#### [Material provided]
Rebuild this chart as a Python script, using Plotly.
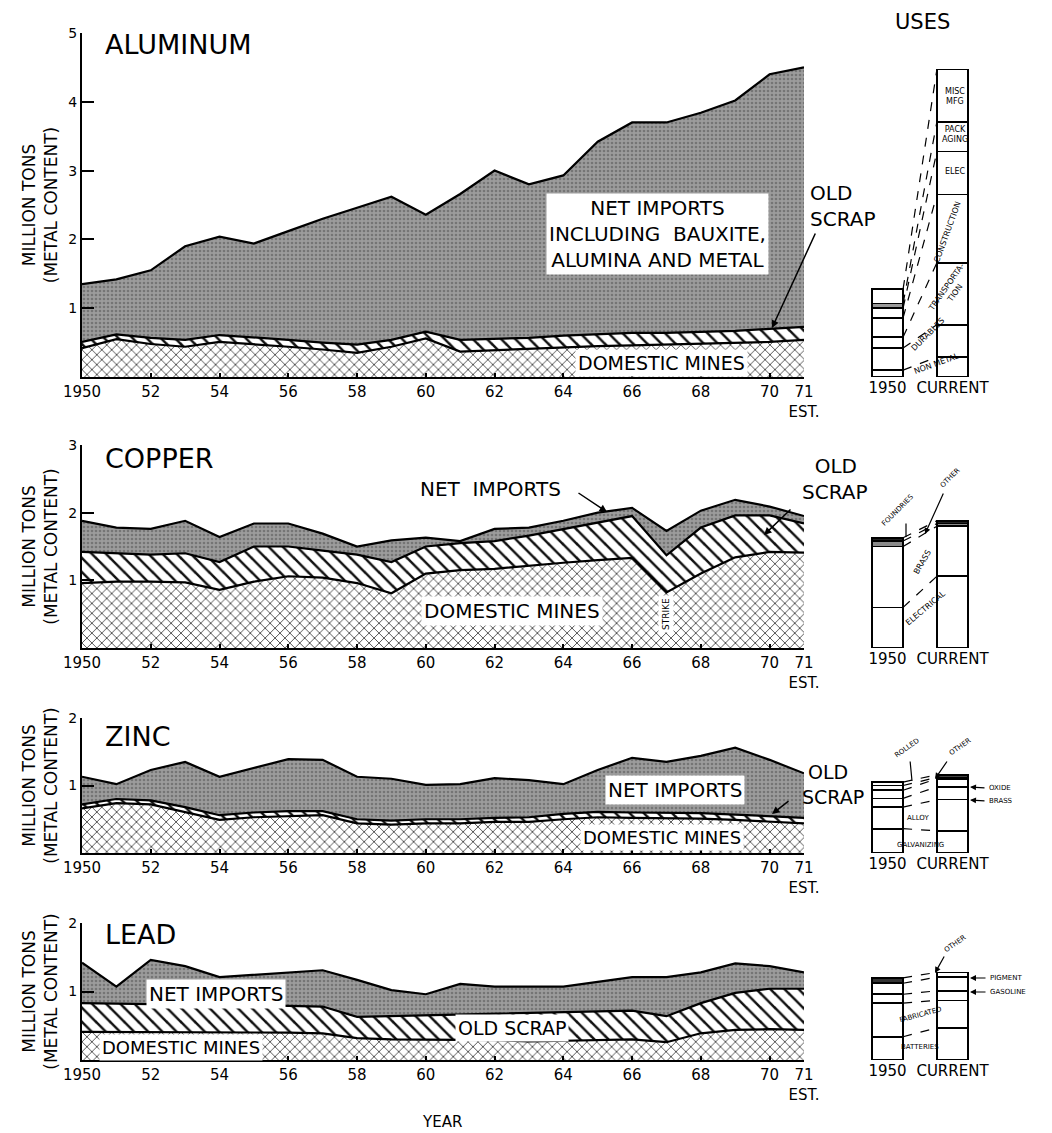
import plotly.graph_objects as go
from itertools import accumulate

# ---------------- DATA ----------------
years = list(range(1950, 1972))
year_ticks = [1950, 1952, 1954, 1956, 1958, 1960, 1962, 1964, 1966, 1968, 1970, 1971]
year_ticktext = ['1950', '52', '54', '56', '58', '60', '62', '64', '66', '68', '70', '71<br>EST.']

# cumulative levels (million tons metal content): domestic mines, + old scrap, + net imports (total)
al_mines = [0.42, 0.55, 0.48, 0.44, 0.51, 0.48, 0.44, 0.40, 0.35, 0.44, 0.56, 0.37, 0.39, 0.42, 0.44, 0.45, 0.46, 0.47, 0.49, 0.50, 0.51, 0.54]
al_scrap_top = [0.51, 0.62, 0.57, 0.54, 0.61, 0.58, 0.54, 0.50, 0.47, 0.54, 0.66, 0.54, 0.55, 0.57, 0.60, 0.62, 0.64, 0.64, 0.65, 0.67, 0.70, 0.73]
al_total = [1.35, 1.42, 1.55, 1.90, 2.04, 1.94, 2.12, 2.30, 2.46, 2.62, 2.36, 2.66, 3.00, 2.80, 2.93, 3.42, 3.70, 3.70, 3.84, 4.02, 4.40, 4.50]

cu_mines = [0.96, 0.98, 0.98, 0.97, 0.86, 0.98, 1.06, 1.04, 0.96, 0.81, 1.10, 1.15, 1.17, 1.22, 1.26, 1.30, 1.33, 0.82, 1.10, 1.34, 1.42, 1.41]
cu_scrap_top = [1.42, 1.40, 1.38, 1.40, 1.27, 1.50, 1.50, 1.44, 1.38, 1.27, 1.50, 1.55, 1.58, 1.66, 1.76, 1.86, 1.95, 1.37, 1.78, 1.96, 1.96, 1.84]
cu_total = [1.88, 1.78, 1.76, 1.88, 1.64, 1.84, 1.84, 1.69, 1.50, 1.59, 1.63, 1.58, 1.76, 1.78, 1.88, 2.00, 2.07, 1.73, 2.03, 2.19, 2.09, 1.95]

zn_mines = [0.66, 0.74, 0.72, 0.61, 0.49, 0.53, 0.55, 0.56, 0.44, 0.42, 0.44, 0.44, 0.46, 0.46, 0.50, 0.53, 0.52, 0.52, 0.51, 0.49, 0.46, 0.44]
zn_scrap_top = [0.72, 0.80, 0.78, 0.68, 0.56, 0.60, 0.62, 0.62, 0.50, 0.48, 0.50, 0.50, 0.52, 0.53, 0.58, 0.61, 0.60, 0.60, 0.59, 0.57, 0.54, 0.52]
zn_total = [1.13, 1.02, 1.23, 1.35, 1.13, 1.26, 1.39, 1.38, 1.13, 1.10, 1.01, 1.02, 1.11, 1.08, 1.02, 1.23, 1.41, 1.35, 1.44, 1.56, 1.38, 1.18]

pb_mines = [0.41, 0.41, 0.40, 0.40, 0.40, 0.40, 0.40, 0.39, 0.32, 0.30, 0.30, 0.30, 0.29, 0.27, 0.28, 0.30, 0.30, 0.26, 0.39, 0.44, 0.45, 0.44]
pb_scrap_top = [0.83, 0.82, 0.82, 0.81, 0.80, 0.80, 0.79, 0.78, 0.63, 0.64, 0.65, 0.66, 0.67, 0.69, 0.70, 0.71, 0.72, 0.64, 0.83, 0.98, 1.04, 1.04]
pb_total = [1.42, 1.07, 1.46, 1.37, 1.21, 1.24, 1.27, 1.31, 1.17, 1.02, 0.96, 1.11, 1.07, 1.07, 1.07, 1.14, 1.21, 1.21, 1.28, 1.41, 1.37, 1.28]

# uses (stacked from bottom), 1950 vs current
uses_x = [1, 3]
uses_ticktext = ['1950', 'CURRENT']
al_uses_cats = ['NON METAL', 'DURABLES', 'TRANSPORTATION', 'CONSTRUCTION', 'ELEC', 'PACKAGING', 'MISC MFG']
al_uses_1950 = [0.10, 0.32, 0.16, 0.28, 0.14, 0.07, 0.21]
al_uses_now = [0.29, 0.47, 0.90, 0.99, 0.63, 0.43, 0.76]
cu_uses_cats = ['ELECTRICAL', 'BRASS', 'FOUNDRIES', 'OTHER']
cu_uses_1950 = [0.60, 0.90, 0.08, 0.05]
cu_uses_now = [1.06, 0.74, 0.04, 0.04]
zn_uses_cats = ['GALVANIZING', 'ALLOY', 'BRASS', 'OXIDE', 'ROLLED', 'OTHER']
zn_uses_1950 = [0.36, 0.32, 0.13, 0.12, 0.07, 0.05]
zn_uses_now = [0.33, 0.46, 0.19, 0.12, 0.02, 0.04]
pb_uses_cats = ['BATTERIES', 'FABRICATED', 'GASOLINE', 'PIGMENT', 'OTHER']
pb_uses_1950 = [0.34, 0.49, 0.13, 0.16, 0.08]
pb_uses_now = [0.47, 0.40, 0.14, 0.20, 0.07]

# ---------------- LAYOUT HELPERS ----------------
W, H = 1052, 1133
FONT = 'DejaVu Sans, Liberation Sans, Arial, sans-serif'

# style: shading of particular use segments ([1950, current])
seg_colors = {
    ('ALUMINUM', 'PACKAGING'): ['#9a9a9a', 'white'],
    ('COPPER', 'FOUNDRIES'): ['#8a8a8a', '#8a8a8a'],
    ('COPPER', 'OTHER'): ['#222222', '#222222'],
    ('ZINC', 'OTHER'): ['white', '#444444'],
    ('LEAD', 'OTHER'): ['#333333', 'white'],
}


def px(x):
    return x / W


def py(y):
    return 1 - y / H


panels = [
    dict(title='ALUMINUM', mines=al_mines, scrap=al_scrap_top, total=al_total, ymax=5, top=33, bot=377,
         cats=al_uses_cats, u50=al_uses_1950, unow=al_uses_now, titley=45),
    dict(title='COPPER', mines=cu_mines, scrap=cu_scrap_top, total=cu_total, ymax=3, top=445, bot=648,
         cats=cu_uses_cats, u50=cu_uses_1950, unow=cu_uses_now, titley=459),
    dict(title='ZINC', mines=zn_mines, scrap=zn_scrap_top, total=zn_total, ymax=2, top=718, bot=853,
         cats=zn_uses_cats, u50=zn_uses_1950, unow=zn_uses_now, titley=736),
    dict(title='LEAD', mines=pb_mines, scrap=pb_scrap_top, total=pb_total, ymax=2, top=923, bot=1060,
         cats=pb_uses_cats, u50=pb_uses_1950, unow=pb_uses_now, titley=934),
]

fig = go.Figure()
layout = {}
annotations = []

cross = dict(shape='x', fgcolor='#1e1e1e', bgcolor='white', size=7, solidity=0.2)
diag = dict(shape='\\', fgcolor='#111111', bgcolor='white', size=10, solidity=0.25)
stip = dict(shape='.', fgcolor='#757575', bgcolor='#9c9c9c', size=4, solidity=0.35)

for i, p in enumerate(panels):
    n = i + 1
    xa = 'x' if n == 1 else f'x{n}'
    ya = 'y' if n == 1 else f'y{n}'
    xk = 'xaxis' if n == 1 else f'xaxis{n}'
    yk = 'yaxis' if n == 1 else f'yaxis{n}'
    line = dict(color='black', width=2.2)
    fig.add_trace(go.Scatter(x=years, y=p['mines'], mode='lines', fill='tozeroy', fillpattern=cross,
                             line=line, xaxis=xa, yaxis=ya, showlegend=False, name='Domestic mines'))
    fig.add_trace(go.Scatter(x=years, y=p['scrap'], mode='lines', fill='tonexty', fillpattern=diag,
                             line=line, xaxis=xa, yaxis=ya, showlegend=False, name='Old scrap'))
    fig.add_trace(go.Scatter(x=years, y=p['total'], mode='lines', fill='tonexty', fillpattern=stip,
                             line=line, xaxis=xa, yaxis=ya, showlegend=False, name='Net imports'))
    ydom = [py(p['bot']), py(p['top'])]
    layout[xk] = dict(domain=[px(82), px(804)], range=[1950, 1971], anchor=ya, showline=True, linecolor='black',
                      linewidth=2, ticks='inside', ticklen=4, tickwidth=1.5, tickcolor='black',
                      tickvals=year_ticks, ticktext=year_ticktext, showgrid=False, zeroline=False,
                      automargin=False, tickfont=dict(family=FONT, size=15, color='black'))
    layout[yk] = dict(domain=ydom, range=[0, p['ymax']], anchor=xa, showline=True, linecolor='black',
                      linewidth=2, ticks='inside', ticklen=12, tickwidth=2, tickcolor='black',
                      tickvals=list(range(1, p['ymax'] + 1)), showgrid=False, zeroline=False,
                      automargin=False, tickfont=dict(family=FONT, size=14, color='black'),
                      title=dict(text='MILLION TONS<br>(METAL CONTENT)', standoff=6,
                                 font=dict(family=FONT, size=17, color='black')))

    # uses bars
    m = n + 4
    uxa, uya = f'x{m}', f'y{m}'
    for j, cat in enumerate(p['cats']):
        colors = seg_colors.get((p['title'], cat), ['white', 'white'])
        fig.add_trace(go.Bar(x=uses_x, y=[p['u50'][j], p['unow'][j]], width=0.95, name=cat,
                             marker=dict(color=colors, line=dict(color='black', width=1.6)),
                             xaxis=uxa, yaxis=uya, showlegend=False))
    c50 = list(accumulate(p['u50']))
    cnow = list(accumulate(p['unow']))
    for a, b in zip(c50, cnow):
        fig.add_trace(go.Scatter(x=[1.48, 2.52], y=[a, b], mode='lines', xaxis=uxa, yaxis=uya,
                                 line=dict(color='black', width=1.2, dash='dash'), showlegend=False,
                                 hoverinfo='skip'))
    layout[f'xaxis{m}'] = dict(domain=[px(855), px(985)], range=[0, 4], anchor=uya, showline=False,
                               showgrid=False, zeroline=False, ticks='', tickvals=uses_x, automargin=False,
                               ticktext=uses_ticktext, tickfont=dict(family=FONT, size=15, color='black'))
    layout[f'yaxis{m}'] = dict(domain=ydom, range=[0, p['ymax']], anchor=uxa, visible=False, automargin=False)

    annotations.append(dict(x=px(103), y=py(p['titley']), xref='paper', yref='paper', text=p['title'],
                            showarrow=False, xanchor='left', yanchor='middle',
                            font=dict(family=FONT, size=27, color='black')))


def label(x, y, text, size=16, box=False, angle=0, xanchor='center', align='center'):
    d = dict(x=px(x), y=py(y), xref='paper', yref='paper', text=text, showarrow=False,
             font=dict(family=FONT, size=size, color='black'), textangle=angle, xanchor=xanchor,
             yanchor='middle', align=align)
    if box:
        d.update(bgcolor='white', borderpad=2)
    annotations.append(d)


def arrow(x_tip, y_tip, x_tail, y_tail, head=2, width=1.5):
    annotations.append(dict(x=px(x_tip), y=py(y_tip), xref='paper', yref='paper', text='',
                            showarrow=True, ax=x_tail - x_tip, ay=y_tail - y_tip, axref='pixel',
                            ayref='pixel', arrowhead=head, arrowwidth=width, arrowsize=1,
                            arrowcolor='black'))


# aluminum labels
label(657, 234, 'NET IMPORTS<br>INCLUDING  BAUXITE,<br>ALUMINA AND METAL', 20, box=True)
label(808, 206, 'OLD<br>SCRAP', 20, align='left', xanchor='left')
arrow(772, 328, 816, 232)
label(661, 363, 'DOMESTIC MINES', 19, box=True)
# copper labels
label(490, 489, 'NET  IMPORTS', 20)
arrow(607, 512, 577, 492)
label(800, 479, '  OLD<br>SCRAP', 20, align='left', xanchor='left')
arrow(764, 535, 792, 508)
label(512, 611, 'DOMESTIC MINES', 20, box=True)
label(666, 614, 'STRIKE', 9, box=True, angle=-90)
# zinc labels
label(675, 790, 'NET IMPORTS', 20, box=True)
label(800, 784, ' OLD<br>SCRAP', 19, align='left', xanchor='left')
arrow(772, 814, 790, 800)
label(662, 837, 'DOMESTIC MINES', 18, box=True)
# lead labels
label(216, 994, 'NET IMPORTS', 20, box=True)
label(512, 1028, 'OLD SCRAP', 19, box=True)
label(181, 1047, 'DOMESTIC MINES', 18, box=True)
label(442, 1122, 'YEAR', 15)
label(922, 22, 'USES', 21)

# small use labels
s = 8
label(955, 97, 'MISC<br>MFG', s)
label(955, 134, 'PACK<br>AGING', s)
label(955, 172, 'ELEC', s)
label(947, 232, 'CONSTRUCTION', s, angle=-70)
label(950, 290, 'TRANSPORTA-<br>TION', s, angle=-55)
label(928, 335, 'DURABLES', s, angle=-45)
label(937, 364, 'NON METAL', s, angle=-20)

label(898, 510, 'FOUNDRIES', 7, angle=-45)
arrow(906, 537, 906, 522, head=0, width=1.2)
label(950, 478, 'OTHER', 7, angle=-45)
arrow(925, 534, 944, 492, head=2, width=1.2)
label(922, 562, 'BRASS', s, angle=-60)
label(925, 608, 'ELECTRICAL', s, angle=-40)

label(907, 748, 'ROLLED', 7, angle=-35)
arrow(912, 781, 910, 760, head=0, width=1.2)
label(960, 747, 'OTHER', 7, angle=-35)
arrow(935, 779, 948, 760, head=2, width=1.2)
label(987, 788, 'OXIDE', 7, xanchor='left')
arrow(970, 787, 986, 788, head=2, width=1.2)
label(987, 801, 'BRASS', 7, xanchor='left')
arrow(970, 800, 986, 801, head=2, width=1.2)
label(918, 818, 'ALLOY', 7)
label(920, 845, 'GALVANIZING', 7)

label(955, 944, 'OTHER', 7, angle=-35)
arrow(935, 973, 945, 955, head=2, width=1.2)
label(988, 978, 'PIGMENT', 7, xanchor='left')
arrow(970, 978, 987, 978, head=2, width=1.2)
label(988, 992, 'GASOLINE', 7, xanchor='left')
arrow(970, 992, 987, 992, head=2, width=1.2)
label(920, 1015, 'FABRICATED', 7, angle=-15)
label(920, 1047, 'BATTERIES', 7)

fig.update_layout(template='none', width=W, height=H, margin=dict(l=0, r=0, t=0, b=0, pad=0),
                  paper_bgcolor='white', plot_bgcolor='white', barmode='stack', showlegend=False,
                  annotations=annotations, font=dict(family=FONT, color='black'), **layout)

fig.write_html('out.html')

#### [Your objective]
Write out each line of the listing above, exactly, from its first line to the line holding "4.02, 4.40, 4.50]", inclusive. Skip the pictures.

#### [Final result]
Rebuild this chart as a Python script, using Plotly.
import plotly.graph_objects as go
from itertools import accumulate

# ---------------- DATA ----------------
years = list(range(1950, 1972))
year_ticks = [1950, 1952, 1954, 1956, 1958, 1960, 1962, 1964, 1966, 1968, 1970, 1971]
year_ticktext = ['1950', '52', '54', '56', '58', '60', '62', '64', '66', '68', '70', '71<br>EST.']

# cumulative levels (million tons metal content): domestic mines, + old scrap, + net imports (total)
al_mines = [0.42, 0.55, 0.48, 0.44, 0.51, 0.48, 0.44, 0.40, 0.35, 0.44, 0.56, 0.37, 0.39, 0.42, 0.44, 0.45, 0.46, 0.47, 0.49, 0.50, 0.51, 0.54]
al_scrap_top = [0.51, 0.62, 0.57, 0.54, 0.61, 0.58, 0.54, 0.50, 0.47, 0.54, 0.66, 0.54, 0.55, 0.57, 0.60, 0.62, 0.64, 0.64, 0.65, 0.67, 0.70, 0.73]
al_total = [1.35, 1.42, 1.55, 1.90, 2.04, 1.94, 2.12, 2.30, 2.46, 2.62, 2.36, 2.66, 3.00, 2.80, 2.93, 3.42, 3.70, 3.70, 3.84, 4.02, 4.40, 4.50]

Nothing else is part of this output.